Directive: Write out the entire listing below exactly, with the pictures left out.

Dataset excerpt:
======
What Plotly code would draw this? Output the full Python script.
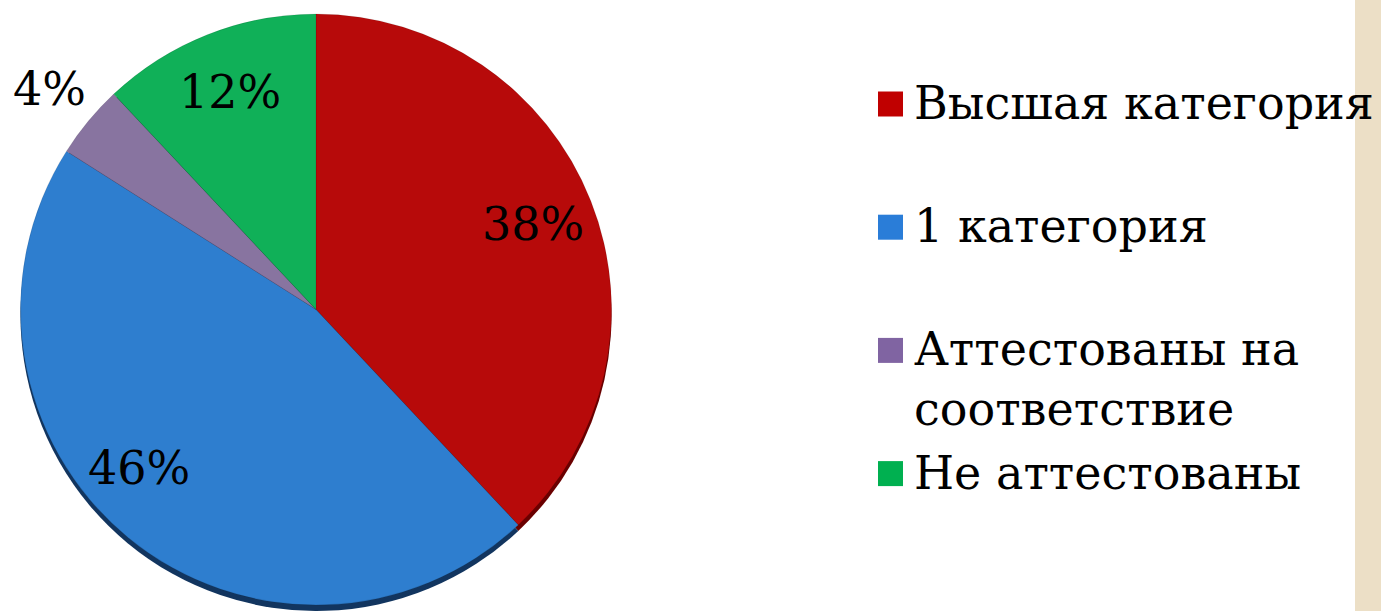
import math
import plotly.graph_objects as go

categories = ["Высшая категория", "1 категория", "Аттестованы на<br>соответствие", "Не аттестованы"]
shares = [38, 46, 4, 12]
colors = ["#B70A0A", "#2E7ECF", "#8874A0", "#10B058"]
shadow_colors = ["#6A0000", "#12355F", "#4A3D5E", "#0A5E30"]
legend_colors = ["#C00000", "#2A7DD8", "#8064A2", "#00B050"]
label_radius = [0.79, 0.805, 1.17, 0.79]
label_angle_shift = [0, 8.5, 0, 0]   # degrees, label placement nudge

W, H = 1381, 611
FONT = "DejaVu Serif"
FS = 46

# pie geometry (pixels)
PX0, PX1 = 10, 622
PY_TOP, PY_BOT = 14, 605
DEPTH = 6

fig = go.Figure()
# 3D depth (shadow) under the pie
fig.add_trace(go.Pie(
    labels=[c.replace("<br>", " ") for c in categories], values=shares,
    sort=False, direction="clockwise", rotation=0,
    marker=dict(colors=shadow_colors, line=dict(width=0)),
    textinfo="none", showlegend=False, hoverinfo="skip",
    domain=dict(x=[PX0 / W, PX1 / W], y=[1 - (PY_BOT + DEPTH) / H, 1 - (PY_TOP + DEPTH) / H]),
))
fig.add_trace(go.Pie(
    labels=[c.replace("<br>", " ") for c in categories], values=shares,
    sort=False, direction="clockwise", rotation=0,
    marker=dict(colors=colors, line=dict(color="rgba(0,0,0,0.2)", width=0.5)),
    textinfo="none", showlegend=False, hoverinfo="label+percent",
    domain=dict(x=[PX0 / W, PX1 / W], y=[1 - PY_BOT / H, 1 - PY_TOP / H]),
))

# percentage labels placed at slice mid-angles
cx = (PX0 + PX1) / 2
cy = (PY_TOP + PY_BOT) / 2
r = (PY_BOT - PY_TOP) / 2
total = sum(shares)
cum = 0
for v, k, sh in zip(shares, label_radius, label_angle_shift):
    mid = (cum + v / 2) / total * 2 * math.pi + math.radians(sh)
    cum += v
    lx = cx + k * r * math.sin(mid)
    ly = cy - k * r * math.cos(mid)
    fig.add_annotation(text=f"{v}%", xref="paper", yref="paper",
                       x=lx / W, y=1 - ly / H, xanchor="center", yanchor="middle",
                       showarrow=False, font=dict(family=FONT, size=FS, color="black"))

# legend
leg_x_box0, leg_x_box1 = 878, 903
leg_x_text = 912
leg_y0, leg_step = 104, 123.2
for i, (cat, col) in enumerate(zip(categories, legend_colors)):
    yc = leg_y0 + i * leg_step
    fig.add_shape(type="rect", xref="paper", yref="paper",
                  x0=leg_x_box0 / W, x1=leg_x_box1 / W,
                  y0=1 - (yc + 12.5) / H, y1=1 - (yc - 12.5) / H,
                  fillcolor=col, line=dict(width=0))
    fig.add_annotation(text=cat, xref="paper", yref="paper",
                       x=leg_x_text / W, y=1 - (yc - 30) / H,
                       xanchor="left", yanchor="top", align="left",
                       showarrow=False,
                       font=dict(family=FONT, size=FS, color="black"))

# textured strip at right edge
fig.add_shape(type="rect", xref="paper", yref="paper",
              x0=1355 / W, x1=1.0, y0=0, y1=1,
              fillcolor="#ECDFC6", line=dict(width=0), layer="below")

fig.update_layout(
    width=W, height=H,
    margin=dict(l=0, r=0, t=0, b=0),
    paper_bgcolor="white",
    plot_bgcolor="white",
    font=dict(family=FONT),
)

fig.write_html("out.html",
               config={"displayModeBar": False},
               post_script="document.body.style.margin='0';document.body.style.overflow='hidden';")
======
Result:
What Plotly code would draw this? Output the full Python script.
import math
import plotly.graph_objects as go

categories = ["Высшая категория", "1 категория", "Аттестованы на<br>соответствие", "Не аттестованы"]
shares = [38, 46, 4, 12]
colors = ["#B70A0A", "#2E7ECF", "#8874A0", "#10B058"]
shadow_colors = ["#6A0000", "#12355F", "#4A3D5E", "#0A5E30"]
legend_colors = ["#C00000", "#2A7DD8", "#8064A2", "#00B050"]
label_radius = [0.79, 0.805, 1.17, 0.79]
label_angle_shift = [0, 8.5, 0, 0]   # degrees, label placement nudge

W, H = 1381, 611
FONT = "DejaVu Serif"
FS = 46

# pie geometry (pixels)
PX0, PX1 = 10, 622
PY_TOP, PY_BOT = 14, 605
DEPTH = 6

fig = go.Figure()
# 3D depth (shadow) under the pie
fig.add_trace(go.Pie(
    labels=[c.replace("<br>", " ") for c in categories], values=shares,
    sort=False, direction="clockwise", rotation=0,
    marker=dict(colors=shadow_colors, line=dict(width=0)),
    textinfo="none", showlegend=False, hoverinfo="skip",
    domain=dict(x=[PX0 / W, PX1 / W], y=[1 - (PY_BOT + DEPTH) / H, 1 - (PY_TOP + DEPTH) / H]),
))
fig.add_trace(go.Pie(
    labels=[c.replace("<br>", " ") for c in categories], values=shares,
    sort=False, direction="clockwise", rotation=0,
    marker=dict(colors=colors, line=dict(color="rgba(0,0,0,0.2)", width=0.5)),
    textinfo="none", showlegend=False, hoverinfo="label+percent",
    domain=dict(x=[PX0 / W, PX1 / W], y=[1 - PY_BOT / H, 1 - PY_TOP / H]),
))

# percentage labels placed at slice mid-angles
cx = (PX0 + PX1) / 2
cy = (PY_TOP + PY_BOT) / 2
r = (PY_BOT - PY_TOP) / 2
total = sum(shares)
cum = 0
for v, k, sh in zip(shares, label_radius, label_angle_shift):
    mid = (cum + v / 2) / total * 2 * math.pi + math.radians(sh)
    cum += v
    lx = cx + k * r * math.sin(mid)
    ly = cy - k * r * math.cos(mid)
    fig.add_annotation(text=f"{v}%", xref="paper", yref="paper",
                       x=lx / W, y=1 - ly / H, xanchor="center", yanchor="middle",
                       showarrow=False, font=dict(family=FONT, size=FS, color="black"))

# legend
leg_x_box0, leg_x_box1 = 878, 903
leg_x_text = 912
leg_y0, leg_step = 104, 123.2
for i, (cat, col) in enumerate(zip(categories, legend_colors)):
    yc = leg_y0 + i * leg_step
    fig.add_shape(type="rect", xref="paper", yref="paper",
                  x0=leg_x_box0 / W, x1=leg_x_box1 / W,
                  y0=1 - (yc + 12.5) / H, y1=1 - (yc - 12.5) / H,
                  fillcolor=col, line=dict(width=0))
    fig.add_annotation(text=cat, xref="paper", yref="paper",
                       x=leg_x_text / W, y=1 - (yc - 30) / H,
                       xanchor="left", yanchor="top", align="left",
                       showarrow=False,
                       font=dict(family=FONT, size=FS, color="black"))

# textured strip at right edge
fig.add_shape(type="rect", xref="paper", yref="paper",
              x0=1355 / W, x1=1.0, y0=0, y1=1,
              fillcolor="#ECDFC6", line=dict(width=0), layer="below")

fig.update_layout(
    width=W, height=H,
    margin=dict(l=0, r=0, t=0, b=0),
    paper_bgcolor="white",
    plot_bgcolor="white",
    font=dict(family=FONT),
)

fig.write_html("out.html",
               config={"displayModeBar": False},
               post_script="document.body.style.margin='0';document.body.style.overflow='hidden';")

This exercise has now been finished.